Current average house price: £204,368
Nationwide is the third biggest lender in the UK
It takes its house price information from its own mortgage approvals.
Its data stretches back to 1952 on a quarterly basis and 1991 on a monthly basis and doesn’t include buy-to-let.
Its methodology is similar to Halifax but it also says it varies its definition of the typical house each year.
Current average price: £298,030
LSL, which owns Your Move and Reeds Rains estate agents, looks at the average price of properties purchased and registered with the Land Registry over the past month.
It takes Land Registry data that is given to its partner Academetrics. The data is then mix adjusted to provide an average price that isn’t affected by the amount of sales each month.
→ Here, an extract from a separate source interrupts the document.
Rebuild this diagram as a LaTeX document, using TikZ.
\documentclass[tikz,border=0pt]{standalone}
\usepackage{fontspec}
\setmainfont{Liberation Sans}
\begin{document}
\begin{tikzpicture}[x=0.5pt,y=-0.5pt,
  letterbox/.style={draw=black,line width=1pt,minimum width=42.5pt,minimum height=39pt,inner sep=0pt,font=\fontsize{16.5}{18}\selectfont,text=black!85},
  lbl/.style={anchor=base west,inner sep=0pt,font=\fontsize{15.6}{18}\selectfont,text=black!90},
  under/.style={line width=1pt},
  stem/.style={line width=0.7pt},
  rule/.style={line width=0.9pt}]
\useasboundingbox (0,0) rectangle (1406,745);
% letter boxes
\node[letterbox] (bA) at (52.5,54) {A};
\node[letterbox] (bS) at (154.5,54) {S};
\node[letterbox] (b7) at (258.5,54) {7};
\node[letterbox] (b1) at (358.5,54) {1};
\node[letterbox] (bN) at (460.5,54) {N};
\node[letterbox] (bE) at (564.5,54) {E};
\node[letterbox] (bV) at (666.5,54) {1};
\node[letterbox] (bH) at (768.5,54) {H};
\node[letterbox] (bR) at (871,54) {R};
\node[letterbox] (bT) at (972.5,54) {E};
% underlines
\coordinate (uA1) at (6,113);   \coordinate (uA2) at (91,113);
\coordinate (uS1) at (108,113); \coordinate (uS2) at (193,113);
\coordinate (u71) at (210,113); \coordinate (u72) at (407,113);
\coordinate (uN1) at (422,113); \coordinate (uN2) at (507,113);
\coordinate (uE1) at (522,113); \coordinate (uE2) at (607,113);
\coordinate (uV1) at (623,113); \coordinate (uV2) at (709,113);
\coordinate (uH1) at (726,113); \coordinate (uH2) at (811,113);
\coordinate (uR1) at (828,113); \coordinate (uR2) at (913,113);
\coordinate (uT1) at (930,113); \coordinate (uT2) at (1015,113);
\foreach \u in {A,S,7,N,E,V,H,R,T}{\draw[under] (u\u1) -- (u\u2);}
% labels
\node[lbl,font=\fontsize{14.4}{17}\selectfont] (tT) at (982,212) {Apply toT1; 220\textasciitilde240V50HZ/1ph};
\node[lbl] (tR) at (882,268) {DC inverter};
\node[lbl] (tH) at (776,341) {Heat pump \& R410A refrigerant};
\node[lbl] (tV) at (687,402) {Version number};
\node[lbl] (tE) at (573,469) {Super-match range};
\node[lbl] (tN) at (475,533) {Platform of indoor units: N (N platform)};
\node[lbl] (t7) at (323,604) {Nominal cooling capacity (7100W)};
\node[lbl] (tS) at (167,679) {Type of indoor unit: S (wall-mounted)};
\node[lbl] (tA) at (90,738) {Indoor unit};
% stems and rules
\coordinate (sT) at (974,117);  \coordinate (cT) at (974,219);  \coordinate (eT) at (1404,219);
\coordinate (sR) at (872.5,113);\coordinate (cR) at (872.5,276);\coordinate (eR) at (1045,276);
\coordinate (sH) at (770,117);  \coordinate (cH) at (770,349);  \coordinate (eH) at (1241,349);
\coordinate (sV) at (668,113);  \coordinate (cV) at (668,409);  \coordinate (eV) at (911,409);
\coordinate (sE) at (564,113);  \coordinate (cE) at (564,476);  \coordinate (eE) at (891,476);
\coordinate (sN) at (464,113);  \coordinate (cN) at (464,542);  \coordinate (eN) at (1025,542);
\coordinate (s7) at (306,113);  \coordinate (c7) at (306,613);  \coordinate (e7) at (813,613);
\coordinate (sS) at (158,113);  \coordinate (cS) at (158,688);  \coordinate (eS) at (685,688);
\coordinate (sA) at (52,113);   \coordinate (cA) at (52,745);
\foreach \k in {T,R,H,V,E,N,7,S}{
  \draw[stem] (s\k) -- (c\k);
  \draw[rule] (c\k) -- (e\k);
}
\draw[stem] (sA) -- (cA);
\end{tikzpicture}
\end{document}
Because it uses the Land Registry it will also include cash sales as well as mortgages
Sales figures can often be revised by the Land Registry later on, but by then they will have already appeared in the LSL data.
Average asking price: £308,151
Rightmove takes the asking prices advertised on its listings and works out the average prices each month
The data is mix adjusted so it isn’t skewed by more listings one moth
The data goes back to 2002
Obviously there will be a difference between the asking price and eventual sale price, which is a drawback, but it gives buyers and sellers an idea of the direction of the market.